__Data for the task__
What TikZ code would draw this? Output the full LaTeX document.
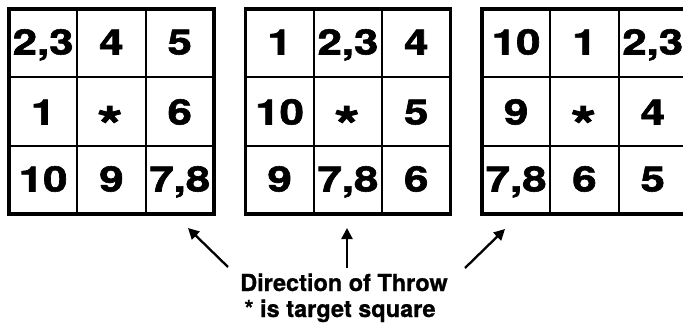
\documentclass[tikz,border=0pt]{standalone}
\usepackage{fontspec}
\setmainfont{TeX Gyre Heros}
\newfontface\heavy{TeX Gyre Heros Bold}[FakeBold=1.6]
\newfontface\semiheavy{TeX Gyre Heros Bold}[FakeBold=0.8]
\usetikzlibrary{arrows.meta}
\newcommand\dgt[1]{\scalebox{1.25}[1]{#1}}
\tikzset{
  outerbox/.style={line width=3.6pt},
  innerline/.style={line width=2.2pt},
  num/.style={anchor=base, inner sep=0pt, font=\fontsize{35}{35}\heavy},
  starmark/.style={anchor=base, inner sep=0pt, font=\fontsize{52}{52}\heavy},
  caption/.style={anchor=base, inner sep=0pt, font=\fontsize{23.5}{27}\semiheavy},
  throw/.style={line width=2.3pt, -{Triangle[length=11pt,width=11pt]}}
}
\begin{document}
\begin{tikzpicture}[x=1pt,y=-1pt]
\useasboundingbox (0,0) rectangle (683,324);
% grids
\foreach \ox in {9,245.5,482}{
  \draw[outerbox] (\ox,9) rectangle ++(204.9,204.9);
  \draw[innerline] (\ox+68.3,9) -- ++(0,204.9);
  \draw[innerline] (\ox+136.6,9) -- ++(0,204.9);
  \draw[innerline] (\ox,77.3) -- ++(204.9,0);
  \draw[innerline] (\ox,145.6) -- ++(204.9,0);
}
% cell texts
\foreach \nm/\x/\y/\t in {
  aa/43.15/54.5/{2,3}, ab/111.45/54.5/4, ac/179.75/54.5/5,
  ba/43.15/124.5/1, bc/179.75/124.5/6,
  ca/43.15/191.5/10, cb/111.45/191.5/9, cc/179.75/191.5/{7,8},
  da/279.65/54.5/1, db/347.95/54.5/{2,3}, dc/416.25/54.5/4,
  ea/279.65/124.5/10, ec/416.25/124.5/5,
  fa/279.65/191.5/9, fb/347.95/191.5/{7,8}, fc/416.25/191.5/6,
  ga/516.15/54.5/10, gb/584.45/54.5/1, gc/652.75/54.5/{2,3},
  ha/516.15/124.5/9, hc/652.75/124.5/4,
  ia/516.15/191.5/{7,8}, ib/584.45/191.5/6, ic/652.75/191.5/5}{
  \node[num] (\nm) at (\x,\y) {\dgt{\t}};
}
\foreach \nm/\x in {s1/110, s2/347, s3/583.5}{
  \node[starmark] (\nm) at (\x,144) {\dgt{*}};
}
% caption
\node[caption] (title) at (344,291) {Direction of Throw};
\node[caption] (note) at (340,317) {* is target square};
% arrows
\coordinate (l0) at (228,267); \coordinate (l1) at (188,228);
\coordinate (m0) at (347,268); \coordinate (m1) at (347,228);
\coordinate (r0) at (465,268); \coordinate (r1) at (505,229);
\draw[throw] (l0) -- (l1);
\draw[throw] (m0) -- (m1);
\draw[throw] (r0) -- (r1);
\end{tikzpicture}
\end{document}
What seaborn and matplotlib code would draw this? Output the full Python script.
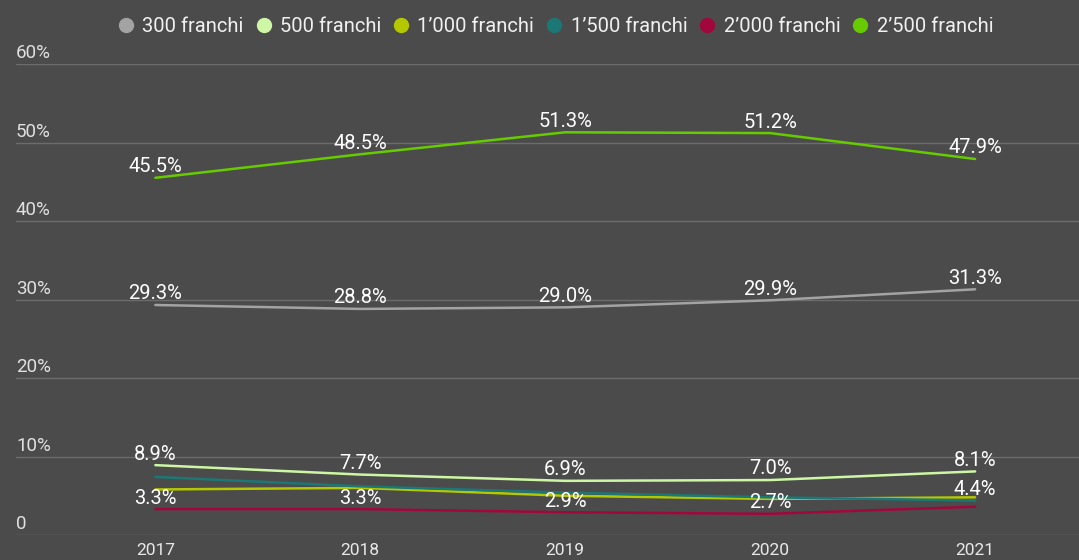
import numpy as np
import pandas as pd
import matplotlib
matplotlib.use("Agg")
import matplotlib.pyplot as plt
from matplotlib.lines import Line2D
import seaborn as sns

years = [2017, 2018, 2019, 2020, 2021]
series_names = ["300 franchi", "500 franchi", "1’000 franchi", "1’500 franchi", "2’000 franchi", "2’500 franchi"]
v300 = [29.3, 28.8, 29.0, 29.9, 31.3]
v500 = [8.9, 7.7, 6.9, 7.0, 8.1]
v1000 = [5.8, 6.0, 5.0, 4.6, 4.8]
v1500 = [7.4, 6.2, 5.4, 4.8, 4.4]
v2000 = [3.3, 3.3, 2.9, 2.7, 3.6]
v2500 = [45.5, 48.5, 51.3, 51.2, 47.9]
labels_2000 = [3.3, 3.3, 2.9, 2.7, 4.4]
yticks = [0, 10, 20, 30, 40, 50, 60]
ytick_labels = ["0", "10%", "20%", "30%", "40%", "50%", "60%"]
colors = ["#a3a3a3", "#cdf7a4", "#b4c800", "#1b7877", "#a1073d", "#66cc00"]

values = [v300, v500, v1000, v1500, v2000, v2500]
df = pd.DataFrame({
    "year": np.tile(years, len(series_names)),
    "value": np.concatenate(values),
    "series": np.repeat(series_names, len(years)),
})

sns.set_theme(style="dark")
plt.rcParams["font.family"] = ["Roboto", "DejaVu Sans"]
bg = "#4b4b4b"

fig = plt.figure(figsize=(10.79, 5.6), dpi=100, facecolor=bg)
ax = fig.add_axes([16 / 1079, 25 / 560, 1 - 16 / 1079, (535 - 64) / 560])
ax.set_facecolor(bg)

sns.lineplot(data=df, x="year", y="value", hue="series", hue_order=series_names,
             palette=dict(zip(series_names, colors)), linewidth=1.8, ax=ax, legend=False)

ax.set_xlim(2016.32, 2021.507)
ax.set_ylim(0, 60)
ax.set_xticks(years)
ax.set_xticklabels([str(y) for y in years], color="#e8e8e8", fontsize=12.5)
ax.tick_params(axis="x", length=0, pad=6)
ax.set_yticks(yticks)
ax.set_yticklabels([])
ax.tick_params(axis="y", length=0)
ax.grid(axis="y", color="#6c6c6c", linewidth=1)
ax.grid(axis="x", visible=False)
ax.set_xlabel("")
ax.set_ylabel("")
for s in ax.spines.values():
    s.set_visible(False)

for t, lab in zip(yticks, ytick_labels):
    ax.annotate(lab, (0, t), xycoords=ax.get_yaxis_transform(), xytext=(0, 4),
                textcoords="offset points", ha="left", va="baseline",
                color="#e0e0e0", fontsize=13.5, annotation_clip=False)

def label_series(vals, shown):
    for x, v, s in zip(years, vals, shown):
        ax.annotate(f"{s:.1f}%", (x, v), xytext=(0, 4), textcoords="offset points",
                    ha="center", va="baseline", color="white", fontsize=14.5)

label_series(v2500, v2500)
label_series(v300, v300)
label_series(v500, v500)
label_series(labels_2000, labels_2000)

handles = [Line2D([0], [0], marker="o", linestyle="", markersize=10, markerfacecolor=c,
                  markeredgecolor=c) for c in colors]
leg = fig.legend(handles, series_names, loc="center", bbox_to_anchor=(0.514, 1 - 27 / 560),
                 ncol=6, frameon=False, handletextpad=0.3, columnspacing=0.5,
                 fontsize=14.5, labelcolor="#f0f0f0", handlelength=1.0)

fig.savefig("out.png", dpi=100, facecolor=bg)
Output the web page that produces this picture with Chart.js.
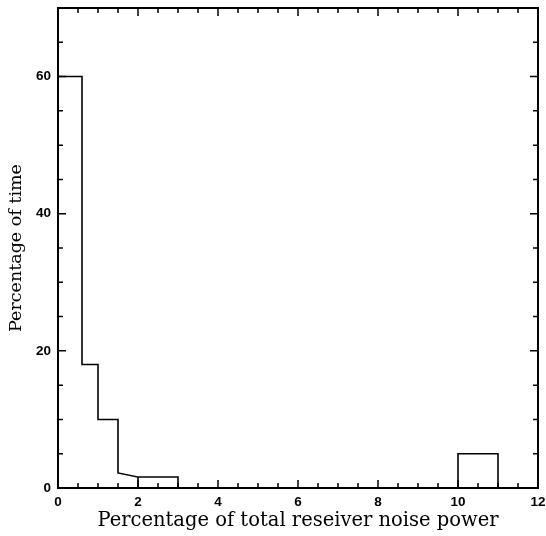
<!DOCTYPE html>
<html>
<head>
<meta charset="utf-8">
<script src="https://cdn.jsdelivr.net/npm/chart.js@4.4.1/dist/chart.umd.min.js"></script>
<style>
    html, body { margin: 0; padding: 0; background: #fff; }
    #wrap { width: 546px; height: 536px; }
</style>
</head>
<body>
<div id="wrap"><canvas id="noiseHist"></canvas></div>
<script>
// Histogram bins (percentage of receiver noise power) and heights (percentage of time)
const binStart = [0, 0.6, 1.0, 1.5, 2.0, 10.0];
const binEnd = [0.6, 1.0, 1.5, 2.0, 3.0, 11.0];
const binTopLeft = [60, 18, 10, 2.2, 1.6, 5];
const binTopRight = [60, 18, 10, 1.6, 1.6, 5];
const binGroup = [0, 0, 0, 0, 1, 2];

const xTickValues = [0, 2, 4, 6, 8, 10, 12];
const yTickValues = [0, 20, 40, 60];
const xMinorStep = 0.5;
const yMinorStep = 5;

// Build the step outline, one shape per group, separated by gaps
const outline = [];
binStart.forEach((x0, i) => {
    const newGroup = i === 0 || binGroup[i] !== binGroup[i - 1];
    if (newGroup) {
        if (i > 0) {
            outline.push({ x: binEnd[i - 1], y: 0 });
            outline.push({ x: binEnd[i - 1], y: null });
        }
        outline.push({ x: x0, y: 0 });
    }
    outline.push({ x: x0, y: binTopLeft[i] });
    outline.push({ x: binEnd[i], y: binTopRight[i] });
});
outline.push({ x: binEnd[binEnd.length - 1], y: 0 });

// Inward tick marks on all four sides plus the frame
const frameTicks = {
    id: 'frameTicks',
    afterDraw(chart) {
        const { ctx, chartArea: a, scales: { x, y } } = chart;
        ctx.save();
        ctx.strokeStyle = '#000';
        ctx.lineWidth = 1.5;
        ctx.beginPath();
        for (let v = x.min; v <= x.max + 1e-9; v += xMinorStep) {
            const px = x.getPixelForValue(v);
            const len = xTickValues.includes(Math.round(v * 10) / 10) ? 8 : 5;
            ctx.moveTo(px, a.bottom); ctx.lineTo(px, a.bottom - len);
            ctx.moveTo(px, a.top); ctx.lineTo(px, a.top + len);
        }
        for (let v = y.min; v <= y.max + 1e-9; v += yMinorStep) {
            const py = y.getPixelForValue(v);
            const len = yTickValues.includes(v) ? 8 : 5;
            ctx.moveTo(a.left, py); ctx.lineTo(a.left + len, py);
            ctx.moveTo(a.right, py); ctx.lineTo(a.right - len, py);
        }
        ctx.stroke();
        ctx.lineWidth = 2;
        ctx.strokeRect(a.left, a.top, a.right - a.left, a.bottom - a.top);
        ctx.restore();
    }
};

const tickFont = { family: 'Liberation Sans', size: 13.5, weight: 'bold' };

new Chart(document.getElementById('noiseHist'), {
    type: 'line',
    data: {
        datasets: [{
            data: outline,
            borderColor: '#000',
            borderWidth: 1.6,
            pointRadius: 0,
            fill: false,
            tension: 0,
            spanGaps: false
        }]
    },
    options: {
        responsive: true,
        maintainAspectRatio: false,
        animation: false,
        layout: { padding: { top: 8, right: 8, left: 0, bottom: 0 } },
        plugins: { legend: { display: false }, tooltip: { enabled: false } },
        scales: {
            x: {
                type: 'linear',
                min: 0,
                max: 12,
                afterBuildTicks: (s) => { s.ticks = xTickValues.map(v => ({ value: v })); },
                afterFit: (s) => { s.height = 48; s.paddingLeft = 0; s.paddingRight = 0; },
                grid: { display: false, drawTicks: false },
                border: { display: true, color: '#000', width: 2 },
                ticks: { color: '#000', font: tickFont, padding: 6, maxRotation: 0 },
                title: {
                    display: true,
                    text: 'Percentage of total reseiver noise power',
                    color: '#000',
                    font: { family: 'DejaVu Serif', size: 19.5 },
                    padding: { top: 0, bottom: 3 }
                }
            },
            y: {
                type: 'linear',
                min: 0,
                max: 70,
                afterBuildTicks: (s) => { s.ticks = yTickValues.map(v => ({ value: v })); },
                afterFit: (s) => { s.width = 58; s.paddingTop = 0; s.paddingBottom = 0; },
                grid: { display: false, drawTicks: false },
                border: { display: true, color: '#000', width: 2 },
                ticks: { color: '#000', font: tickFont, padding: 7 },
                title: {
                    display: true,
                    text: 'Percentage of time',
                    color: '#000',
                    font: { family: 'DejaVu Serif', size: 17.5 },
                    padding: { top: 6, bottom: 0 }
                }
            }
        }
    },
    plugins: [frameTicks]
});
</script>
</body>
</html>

__Exercise objective__
Which lines in the listing above hold the word "full"? Show each of them.

__Solution to the problem__
What TikZ code would draw this? Output the full LaTeX document.
What seaborn and matplotlib code would draw this? Output the full Python script.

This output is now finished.